- **Data block**
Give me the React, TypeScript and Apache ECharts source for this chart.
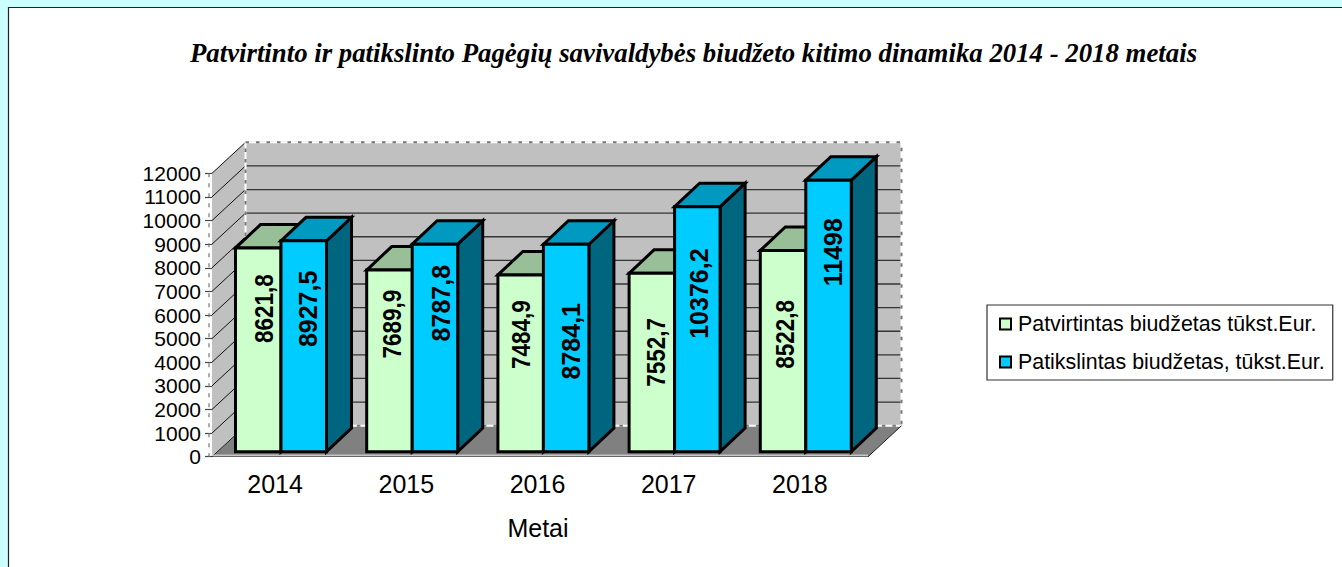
import React, { useEffect, useRef } from "react";
import * as echarts from "echarts";

const titleText = "Patvirtinto ir patikslinto Pagėgių savivaldybės biudžeto kitimo dinamika 2014 - 2018 metais";
const categories = ["2014", "2015", "2016", "2017", "2018"];
const approvedName = "Patvirtintas biudžetas tūkst.Eur.";
const revisedName = "Patikslintas biudžetas, tūkst.Eur.";
const approved = [8621.8, 7689.9, 7484.9, 7552.7, 8522.8];
const revised = [8927.5, 8787.8, 8784.1, 10376.2, 11498];
const yTicks = [0, 1000, 2000, 3000, 4000, 5000, 6000, 7000, 8000, 9000, 10000, 11000, 12000];
const axisName = "Metai";

// Layout of the pseudo-3D scene (pixels)
const WALL_DX = 33.5;
const WALL_DY = 31;
const BAR_W = 45.5;
const BAR_DX = 25;
const BAR_DY = 23.5;
const BAR_SHIFT_X = 3.4;
const BAR_SHIFT_Y = 5;
const approvedLabelDrop = [60.5, 54, 59.6, 79, 84];
const revisedLabelDrop = [68, 59, 97, 87, 72];
const approvedLabelDx = [5.5, 2.5, 0, 4, 2];
const revisedLabelDx = [4, 6, 4.7, 2, 4.5];

const FONT = '"Liberation Sans", Arial, sans-serif';

function wallItem(params: any, api: any) {
  const f = params.coordSys;
  const left = f.x;
  const right = f.x + f.width;
  const y0 = api.coord([0, 0])[1];
  const yTop = api.coord([0, 12000])[1];
  const children: any[] = [
    { type: "polygon", shape: { points: [[left, yTop], [left + WALL_DX, yTop - WALL_DY], [left + WALL_DX, y0 - WALL_DY], [left, y0]] }, style: { fill: "#C0C0C0" } },
    { type: "rect", shape: { x: left + WALL_DX, y: yTop - WALL_DY, width: right - left, height: y0 - yTop }, style: { fill: "#C0C0C0" } },
    { type: "polygon", shape: { points: [[left, y0], [left + WALL_DX, y0 - WALL_DY], [right + WALL_DX, y0 - WALL_DY], [right, y0]] }, style: { fill: "#808080" } },
  ];
  yTicks.slice(1).forEach((v) => {
    const y = api.coord([0, v])[1];
    children.push({ type: "line", shape: { x1: left, y1: y, x2: left + WALL_DX, y2: y - WALL_DY }, style: { stroke: "#111", lineWidth: 1 } });
    children.push({ type: "line", shape: { x1: left + WALL_DX, y1: y - WALL_DY, x2: right + WALL_DX, y2: y - WALL_DY }, style: { stroke: "#333", lineWidth: 1.3 } });
  });
  const frame = { x: left + WALL_DX, y: yTop - WALL_DY, width: right - left, height: y0 - yTop };
  children.push({ type: "rect", shape: frame, style: { fill: "none", stroke: "#fff", lineWidth: 2 } });
  children.push({ type: "rect", shape: frame, style: { fill: "none", stroke: "#777", lineWidth: 2, lineDash: [3.5, 7] } });
  children.push({ type: "line", shape: { x1: left - 3, y1: yTop, x2: left - 3, y2: y0 }, style: { stroke: "#777", lineWidth: 1.2, lineDash: [4, 6] } });
  children.push({ type: "line", shape: { x1: left, y1: y0, x2: left + WALL_DX, y2: y0 - WALL_DY }, style: { stroke: "#222", lineWidth: 1 } });
  children.push({ type: "line", shape: { x1: right, y1: y0, x2: right + WALL_DX, y2: y0 - WALL_DY }, style: { stroke: "#222", lineWidth: 1 } });
  children.push({ type: "line", shape: { x1: left, y1: y0 - 1.5, x2: right, y2: y0 - 1.5 }, style: { stroke: "#e8e8e8", lineWidth: 1 } });
  return { type: "group", children };
}

function makeBarRenderer(slot: number, front: string, top: string, side: string, drops: number[], dxs: number[], textScale: number) {
  return (_params: any, api: any) => {
    const idx = api.value(0);
    const v = api.value(1);
    const base = api.coord([idx, 0]);
    const head = api.coord([idx, v]);
    const x0 = base[0] + BAR_SHIFT_X + (slot - 1) * BAR_W;
    const x1 = x0 + BAR_W;
    const yb = base[1] - BAR_SHIFT_Y;
    const yt = head[1] - BAR_SHIFT_Y;
    const line = { stroke: "#000", lineWidth: 3, lineJoin: "miter" };
    return {
      type: "group",
      children: [
        { type: "polygon", shape: { points: [[x1, yb], [x1 + BAR_DX, yb - BAR_DY], [x1 + BAR_DX, yt - BAR_DY], [x1, yt]] }, style: { fill: side, ...line } },
        { type: "polygon", shape: { points: [[x0, yt], [x0 + BAR_DX, yt - BAR_DY], [x1 + BAR_DX, yt - BAR_DY], [x1, yt]] }, style: { fill: top, ...line } },
        { type: "rect", shape: { x: x0, y: yt, width: BAR_W, height: yb - yt }, style: { fill: front, ...line } },
        {
          type: "text",
          x: (x0 + x1) / 2 + dxs[idx],
          y: yt + drops[idx],
          rotation: Math.PI / 2,
          scaleX: textScale,
          style: {
            text: String(v).replace(".", ","),
            fontFamily: FONT,
            fontSize: 25,
            fontWeight: "bold",
            fill: "#000",
            textAlign: "center",
            textVerticalAlign: "middle",
            align: "center",
            verticalAlign: "middle",
          },
        },
      ],
    };
  };
}

export default function App() {
  const ref = useRef<HTMLDivElement>(null);
  useEffect(() => {
    document.body.style.margin = "0";
    const chart = echarts.init(ref.current!, null, { renderer: "svg" });
    chart.setOption({
      animation: false,
      backgroundColor: "#CCFFFF",
      graphic: [
        { type: "rect", z: 0, shape: { x: 8.5, y: 7.5, width: 1400, height: 600 }, style: { fill: "#fff", stroke: "#222", lineWidth: 1.2 } },
      ],
      title: {
        text: titleText,
        left: 688.5,
        top: 34,
        textAlign: "center",
        textStyle: { fontFamily: '"Liberation Serif", "Times New Roman", serif', fontStyle: "italic", fontWeight: "bold", fontSize: 26.8, color: "#000" },
      },
      legend: {
        left: 987,
        top: 305,
        orient: "vertical",
        padding: [8, 8, 7, 12],
        itemGap: 16,
        itemWidth: 11,
        itemHeight: 11,
        backgroundColor: "#fff",
        borderColor: "#333",
        borderWidth: 1.2,
        borderRadius: 0,
        textStyle: { fontFamily: FONT, fontSize: 21.4, color: "#000", padding: [0, 0, 0, 2], lineHeight: 22 },
        data: [
          { name: approvedName, icon: "rect", itemStyle: { color: "#CCFFCC", borderColor: "#000", borderWidth: 2 } },
          { name: revisedName, icon: "rect", itemStyle: { color: "#00CCFF", borderColor: "#000", borderWidth: 2 } },
        ],
      },
      grid: { left: 212, right: 474, top: 173.3, bottom: 110.3, containLabel: false },
      xAxis: {
        type: "category",
        data: categories,
        boundaryGap: true,
        name: axisName,
        nameLocation: "middle",
        nameGap: 59,
        nameTextStyle: { fontFamily: FONT, fontSize: 25, color: "#000", padding: [0, 4, 0, 0] },
        axisLine: { lineStyle: { color: "#222", width: 1.2 } },
        axisTick: { length: 6, lineStyle: { color: "#222", width: 1.2 } },
        axisLabel: { fontFamily: FONT, fontSize: 25, color: "#000", margin: 15, padding: [0, 5, 0, 0] },
      },
      yAxis: {
        type: "value",
        min: 0,
        max: 12000,
        interval: 1000,
        axisLine: { show: false },
        axisTick: { show: true, length: 7, lineStyle: { color: "#444", width: 1.2 } },
        splitLine: { show: false },
        axisLabel: { fontFamily: FONT, fontSize: 21, color: "#000", margin: 11, formatter: (v: number) => String(v) },
      },
      series: [
        { type: "custom", name: "walls", z: 1, silent: true, data: [[0, 0]], encode: { x: 0, y: 1 }, renderItem: wallItem },
        {
          type: "custom",
          name: approvedName,
          z: 3,
          data: approved.map((v, i) => [i, v]),
          encode: { x: 0, y: 1 },
          itemStyle: { color: "#CCFFCC" },
          renderItem: makeBarRenderer(0, "#CCFFCC", "#99BF99", "#669966", approvedLabelDrop, approvedLabelDx, 0.9),
        },
        {
          type: "custom",
          name: revisedName,
          z: 4,
          data: revised.map((v, i) => [i, v]),
          encode: { x: 0, y: 1 },
          itemStyle: { color: "#00CCFF" },
          renderItem: makeBarRenderer(1, "#00CCFF", "#0099BF", "#006680", revisedLabelDrop, revisedLabelDx, 1),
        },
      ],
    });
    return () => chart.dispose();
  }, []);
  return <div ref={ref} style={{ position: "absolute", left: 0, top: 0, width: 1342, height: 567 }} />;
}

- **What to work on**
Your task is to reproduce exactly the lines from the start of the data above through the line containing "import * as", leaving every picture out.

- **Task output**
Give me the React, TypeScript and Apache ECharts source for this chart.
import React, { useEffect, useRef } from "react";
import * as echarts from "echarts";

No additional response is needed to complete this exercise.